Stored data:
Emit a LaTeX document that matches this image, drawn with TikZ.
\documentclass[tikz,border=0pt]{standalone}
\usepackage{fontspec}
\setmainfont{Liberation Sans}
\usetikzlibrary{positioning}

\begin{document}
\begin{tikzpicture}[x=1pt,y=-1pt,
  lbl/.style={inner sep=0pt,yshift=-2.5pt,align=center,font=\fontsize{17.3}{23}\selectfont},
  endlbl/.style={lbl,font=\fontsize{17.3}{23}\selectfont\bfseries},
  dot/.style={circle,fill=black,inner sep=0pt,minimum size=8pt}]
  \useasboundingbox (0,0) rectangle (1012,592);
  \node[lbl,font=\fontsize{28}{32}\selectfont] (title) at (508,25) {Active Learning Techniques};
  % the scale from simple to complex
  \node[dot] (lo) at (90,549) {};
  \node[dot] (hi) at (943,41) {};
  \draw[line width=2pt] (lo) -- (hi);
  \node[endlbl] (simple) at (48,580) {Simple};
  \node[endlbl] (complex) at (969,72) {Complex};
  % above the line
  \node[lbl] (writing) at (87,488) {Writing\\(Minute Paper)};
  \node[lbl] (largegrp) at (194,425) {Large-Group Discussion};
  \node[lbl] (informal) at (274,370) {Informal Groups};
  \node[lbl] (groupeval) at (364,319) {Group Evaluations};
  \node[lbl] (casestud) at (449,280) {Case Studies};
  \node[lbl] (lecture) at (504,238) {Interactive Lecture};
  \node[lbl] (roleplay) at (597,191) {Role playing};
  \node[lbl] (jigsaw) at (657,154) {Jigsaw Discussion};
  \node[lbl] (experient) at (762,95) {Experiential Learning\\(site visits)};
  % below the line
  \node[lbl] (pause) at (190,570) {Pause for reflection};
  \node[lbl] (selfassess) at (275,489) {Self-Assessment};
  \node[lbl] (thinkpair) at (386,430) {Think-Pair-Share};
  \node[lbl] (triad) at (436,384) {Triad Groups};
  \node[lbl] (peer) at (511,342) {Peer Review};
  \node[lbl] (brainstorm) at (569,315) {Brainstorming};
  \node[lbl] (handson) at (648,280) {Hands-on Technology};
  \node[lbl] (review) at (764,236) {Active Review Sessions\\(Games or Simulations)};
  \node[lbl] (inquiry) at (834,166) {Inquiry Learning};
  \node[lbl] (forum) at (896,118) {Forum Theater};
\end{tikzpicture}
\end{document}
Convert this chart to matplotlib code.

- **THE TASK**
Transcribe each entry precisely, missing none.

- **WRITTEN ANSWER**
Emit a LaTeX document that matches this image, drawn with TikZ.
\documentclass[tikz,border=0pt]{standalone}
\usepackage{fontspec}
\setmainfont{Liberation Sans}
\usetikzlibrary{positioning}

\begin{document}
\begin{tikzpicture}[x=1pt,y=-1pt,
  lbl/.style={inner sep=0pt,yshift=-2.5pt,align=center,font=\fontsize{17.3}{23}\selectfont},
  endlbl/.style={lbl,font=\fontsize{17.3}{23}\selectfont\bfseries},
  dot/.style={circle,fill=black,inner sep=0pt,minimum size=8pt}]
  \useasboundingbox (0,0) rectangle (1012,592);
  \node[lbl,font=\fontsize{28}{32}\selectfont] (title) at (508,25) {Active Learning Techniques};
  % the scale from simple to complex
  \node[dot] (lo) at (90,549) {};
  \node[dot] (hi) at (943,41) {};
  \draw[line width=2pt] (lo) -- (hi);
  \node[endlbl] (simple) at (48,580) {Simple};
  \node[endlbl] (complex) at (969,72) {Complex};
  % above the line
  \node[lbl] (writing) at (87,488) {Writing\\(Minute Paper)};
  \node[lbl] (largegrp) at (194,425) {Large-Group Discussion};
  \node[lbl] (informal) at (274,370) {Informal Groups};
  \node[lbl] (groupeval) at (364,319) {Group Evaluations};
  \node[lbl] (casestud) at (449,280) {Case Studies};
  \node[lbl] (lecture) at (504,238) {Interactive Lecture};
  \node[lbl] (roleplay) at (597,191) {Role playing};
  \node[lbl] (jigsaw) at (657,154) {Jigsaw Discussion};
  \node[lbl] (experient) at (762,95) {Experiential Learning\\(site visits)};
  % below the line
  \node[lbl] (pause) at (190,570) {Pause for reflection};
  \node[lbl] (selfassess) at (275,489) {Self-Assessment};
  \node[lbl] (thinkpair) at (386,430) {Think-Pair-Share};
  \node[lbl] (triad) at (436,384) {Triad Groups};
  \node[lbl] (peer) at (511,342) {Peer Review};
  \node[lbl] (brainstorm) at (569,315) {Brainstorming};
  \node[lbl] (handson) at (648,280) {Hands-on Technology};
  \node[lbl] (review) at (764,236) {Active Review Sessions\\(Games or Simulations)};
  \node[lbl] (inquiry) at (834,166) {Inquiry Learning};
  \node[lbl] (forum) at (896,118) {Forum Theater};
\end{tikzpicture}
\end{document}
Convert this chart to matplotlib code.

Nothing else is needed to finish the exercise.